# start of STORED RECORDS
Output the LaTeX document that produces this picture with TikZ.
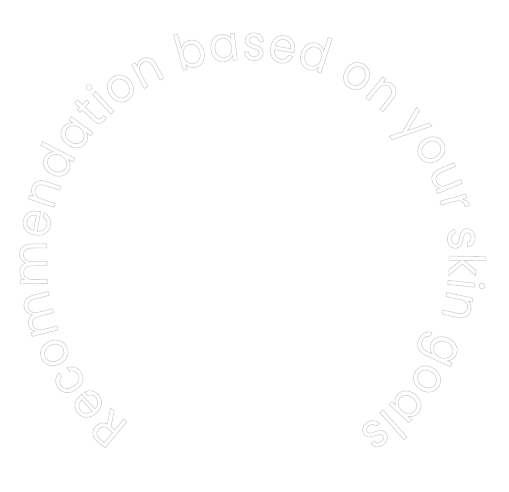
\documentclass[tikz,border=0pt]{standalone}
\usepackage{fontspec}
\setmainfont{Poppins}
\newfontfamily\ringfont[FakeStretch=0.92]{Poppins}
\usetikzlibrary{decorations.text}
\newcommand\hollowon{\special{pdf:literal 2 Tr 0.6 w 0.82 G 1 g}}
\tikzset{
  ringtext/.style={decorate, decoration={text along path,
      text={|\ringfont\fontsize{49}{49}\selectfont\hollowon|Recommendation based on your skin goals},
      text align=fit to path}}
}

\begin{document}
\begin{tikzpicture}[x=1pt, y=1pt]
        \useasboundingbox (0,0) rectangle (509,491);
        \coordinate (ctr) at (248,230);
        \path[ringtext] (ctr) ++(234:201) arc[start angle=234, end angle=-57, radius=201];
      \end{tikzpicture}
\end{document}
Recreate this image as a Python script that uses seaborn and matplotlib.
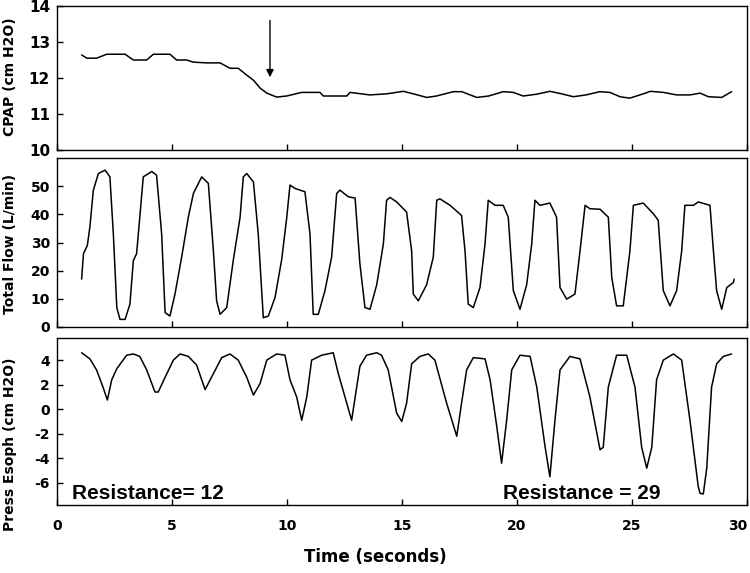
import numpy as np
import pandas as pd
import matplotlib
matplotlib.use("Agg")
import matplotlib.pyplot as plt
import seaborn as sns

# ---------------- data ----------------
cpap_t = [1.07, 1.3, 1.72, 2.16, 2.96, 3.32, 3.9, 4.19, 4.91, 5.2, 5.64, 5.93, 6.51,
          7.09, 7.52, 7.88, 8.25, 8.54, 8.83, 9.12, 9.55, 9.99, 10.64, 11.43, 11.58,
          12.6, 12.74, 13.6, 14.33, 15.06, 15.5, 16.07, 16.5, 17.23, 17.6, 18.25,
          18.77, 19.4, 19.84, 20.27, 20.85, 21.43, 21.94, 22.45, 23.0, 23.6, 24.04,
          24.48, 24.9, 25.49, 25.8, 26.36, 26.94, 27.52, 27.96, 28.32, 28.9, 29.33]
cpap_v = [12.64, 12.55, 12.55, 12.66, 12.66, 12.5, 12.5, 12.66, 12.66, 12.5, 12.5,
          12.44, 12.42, 12.42, 12.27, 12.27, 12.08, 11.94, 11.72, 11.58, 11.47, 11.5,
          11.6, 11.6, 11.5, 11.5, 11.6, 11.53, 11.56, 11.63, 11.56, 11.46, 11.5, 11.62,
          11.62, 11.46, 11.5, 11.62, 11.6, 11.5, 11.55, 11.63, 11.56, 11.48, 11.53,
          11.62, 11.6, 11.48, 11.44, 11.56, 11.63, 11.6, 11.53, 11.53, 11.58, 11.48,
          11.46, 11.62]

flow_t = [1.07, 1.15, 1.32, 1.43, 1.58, 1.8, 2.09, 2.3, 2.45, 2.6, 2.74, 2.96, 3.17,
          3.32, 3.46, 3.6, 3.75, 4.12, 4.33, 4.55, 4.7, 4.91, 5.13, 5.42, 5.71, 5.93,
          6.29, 6.58, 6.8, 6.94, 7.09, 7.38, 7.67, 7.96, 8.1, 8.25, 8.54, 8.75, 8.97,
          9.19, 9.48, 9.77, 9.99, 10.13, 10.35, 10.78, 11.0, 11.14, 11.36, 11.65,
          11.94, 12.16, 12.3, 12.67, 12.96, 13.17, 13.39, 13.61, 13.9, 14.19, 14.33,
          14.48, 14.77, 15.2, 15.42, 15.49, 15.71, 16.07, 16.36, 16.51, 16.65, 17.09,
          17.59, 17.74, 17.88, 18.1, 18.39, 18.61, 18.75, 19.04, 19.4, 19.62, 19.84,
          20.13, 20.42, 20.64, 20.78, 21.0, 21.43, 21.72, 21.87, 22.16, 22.52, 22.74,
          22.96, 23.17, 23.61, 23.97, 24.12, 24.33, 24.62, 24.91, 25.06, 25.49, 25.93,
          26.14, 26.36, 26.65, 26.94, 27.16, 27.3, 27.67, 27.88, 28.39, 28.54, 28.68,
          28.9, 29.12, 29.41, 29.44]
flow_v = [17, 26, 29, 35.5, 48.6, 54.5, 55.7, 53.3, 33, 6.9, 2.7, 2.7, 8.1, 23.6, 26,
          39, 53.3, 55.2, 53.9, 33, 5.1, 3.9, 11.7, 24.8, 39, 47.4, 53.3, 51, 27, 9.3,
          4.5, 6.9, 24, 39, 53.3, 54.5, 51.5, 33, 3.3, 3.9, 10.5, 24, 39, 50.4, 49.2,
          48, 33, 4.5, 4.5, 12.9, 24.8, 47.4, 48.6, 46.2, 45.8, 22.4, 6.9, 6.3, 15,
          29.5, 45, 46, 44.4, 40.8, 27, 11.7, 9.3, 15, 24.8, 45, 45.5, 43.2, 39.6, 27,
          8.1, 6.9, 14, 29.5, 45, 43.2, 43.2, 39, 12.9, 6.3, 15, 29.5, 45, 43.2, 44,
          39, 14, 9.9, 11.7, 27, 43.2, 42, 41.8, 39, 17.6, 7.5, 7.5, 27, 43.2, 44, 40.2,
          37.9, 12.9, 7.5, 12.9, 27, 43.2, 43.2, 44.4, 43.2, 27, 12.9, 6.3, 14, 15.8, 17]

eso_t = [1.07, 1.43, 1.72, 2.0, 2.19, 2.38, 2.6, 3.03, 3.32, 3.6, 3.9, 4.26, 4.4,
         4.7, 5.06, 5.35, 5.71, 6.07, 6.44, 6.8, 7.16, 7.52, 7.88, 8.25, 8.54, 8.83,
         9.12, 9.55, 9.91, 10.13, 10.42, 10.64, 10.86, 11.07, 11.51, 12.01, 12.23,
         12.52, 12.81, 13.03, 13.17, 13.46, 13.9, 14.11, 14.4, 14.77, 14.99, 15.2,
         15.42, 15.78, 16.14, 16.43, 16.94, 17.38, 17.59, 17.81, 18.1, 18.61, 18.83,
         19.12, 19.33, 19.55, 19.77, 20.13, 20.57, 20.86, 21.22, 21.43, 21.65, 21.87,
         22.3, 22.74, 23.17, 23.61, 23.75, 23.97, 24.33, 24.77, 25.13, 25.42, 25.64,
         25.86, 26.07, 26.36, 26.8, 27.16, 27.52, 27.88, 27.96, 28.1, 28.25, 28.46,
         28.68, 28.97, 29.33]
eso_v = [4.6, 4.1, 3.2, 1.8, 0.75, 2.4, 3.3, 4.4, 4.5, 4.3, 3.2, 1.4, 1.4, 2.6, 4.0,
         4.5, 4.3, 3.6, 1.6, 2.9, 4.2, 4.5, 4.0, 2.6, 1.15, 2.1, 4.0, 4.5, 4.4, 2.4,
         1.0, -0.9, 1.0, 4.0, 4.4, 4.6, 2.9, 1.0, -0.9, 1.8, 3.5, 4.4, 4.6, 4.4, 3.2,
         -0.33, -1.0, 0.5, 3.7, 4.3, 4.5, 4.0, 0.5, -2.2, 0.5, 3.2, 4.2, 4.1, 2.4,
         -1.4, -4.4, -0.9, 3.2, 4.4, 4.3, 1.8, -3.05, -5.5, -0.9, 3.2, 4.3, 4.1, 1.0,
         -3.3, -3.1, 1.8, 4.4, 4.4, 1.8, -3.1, -4.8, -3.1, 2.4, 4.0, 4.5, 4.0, -0.9,
         -6.3, -6.85, -6.9, -4.8, 1.8, 3.7, 4.3, 4.5]

x_ticks = [0, 5, 10, 15, 20, 25, 30]
cpap_ticks = [10, 11, 12, 13, 14]
flow_ticks = [0, 10, 20, 30, 40, 50]
eso_ticks = [-6, -4, -2, 0, 2, 4]

ylabels = ["CPAP (cm H2O)", "Total Flow (L/min)", "Press Esoph (cm H2O)"]
xlabel = "Time (seconds)"
notes = ["Resistance= 12", "Resistance = 29"]

# ---------------- style ----------------
sns.set_theme(style="ticks")
plt.rcParams["font.family"] = ["DejaVu Sans"]
plt.rcParams["axes.linewidth"] = 1.0
plt.rcParams["text.color"] = "black"
plt.rcParams["xtick.color"] = "black"
plt.rcParams["ytick.color"] = "black"

fig = plt.figure(figsize=(7.5, 5.73), dpi=100)
L, W = 57 / 750, 690 / 750
H = 573.0
ax1 = fig.add_axes([L, 1 - 150 / H, W, 144 / H])
ax2 = fig.add_axes([L, 1 - 327 / H, W, 169 / H])
ax3 = fig.add_axes([L, 1 - 505 / H, W, 167 / H])

df1 = pd.DataFrame({"t": cpap_t, "v": cpap_v})
df2 = pd.DataFrame({"t": flow_t, "v": flow_v})
df3 = pd.DataFrame({"t": eso_t, "v": eso_v})

for ax, df in [(ax1, df1), (ax2, df2), (ax3, df3)]:
    sns.lineplot(data=df, x="t", y="v", ax=ax, color="black", linewidth=1.1,
                 sort=False, estimator=None)
    ax.set_xlim(0, 30)
    ax.set_xlabel("")
    ax.set_ylabel("")
    for s in ax.spines.values():
        s.set_visible(True)
        s.set_color("black")
    ax.tick_params(direction="in", length=4, width=1, colors="black",
                   labelsize=10, pad=5)
    ax.set_xticks(x_ticks)

ax1.set_ylim(10, 14)
ax1.set_yticks(cpap_ticks)
ax1.set_yticklabels([str(v) for v in cpap_ticks], fontweight="bold", fontsize=11)
ax2.set_ylim(0, 60)
ax2.set_yticks(flow_ticks)
ax2.set_yticklabels([str(v) for v in flow_ticks], fontweight="bold")
ax3.set_ylim(-7.8, 5.8)
ax3.set_yticks(eso_ticks)
ax3.set_yticklabels([str(v) for v in eso_ticks], fontweight="bold")

ax1.tick_params(axis="x", labelbottom=False)
ax2.tick_params(axis="x", labelbottom=False)
xlabs = ax3.set_xticklabels([str(v) for v in x_ticks], fontweight="bold")
xlabs[-1].set_horizontalalignment("right")
ax3.tick_params(axis="x", pad=10)

# arrow in CPAP panel
ax1.annotate("", xy=(9.26, 12.02), xytext=(9.26, 13.6),
             arrowprops=dict(arrowstyle="-|>", color="black", lw=1.0,
                             mutation_scale=11, shrinkA=0, shrinkB=0))

# resistance notes
ax3.text(0.65, -7.3, notes[0], fontsize=15, fontweight="bold", color="black",
         family="Liberation Sans", va="baseline", ha="left")
ax3.text(19.39, -7.35, notes[1], fontsize=15, fontweight="bold", color="black",
         family="Liberation Sans", va="baseline", ha="left")

# axis labels
fig.text(0.014, 1 - 77 / H, ylabels[0], rotation=90, fontsize=10,
         fontweight="bold", ha="center", va="center")
fig.text(0.014, 1 - 244 / H, ylabels[1], rotation=90, fontsize=10,
         fontweight="bold", ha="center", va="center")
fig.text(0.014, 1 - 444 / H, ylabels[2], rotation=90, fontsize=10,
         fontweight="bold", ha="center", va="center")
fig.text(0.5, 1 - 557 / H, xlabel, fontsize=12, fontweight="bold",
         ha="center", va="center")

fig.savefig("out.png", dpi=100, facecolor="white")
# end of STORED RECORDS
OBJECTIVE:
Begin with the line that contains "Recreate this image" and end with the line that contains "import seaborn as sns"; write out both and all lines between exactly, but no pictures.

SOLUTION TO THIS PROBLEM:
Recreate this image as a Python script that uses seaborn and matplotlib.
import numpy as np
import pandas as pd
import matplotlib
matplotlib.use("Agg")
import matplotlib.pyplot as plt
import seaborn as sns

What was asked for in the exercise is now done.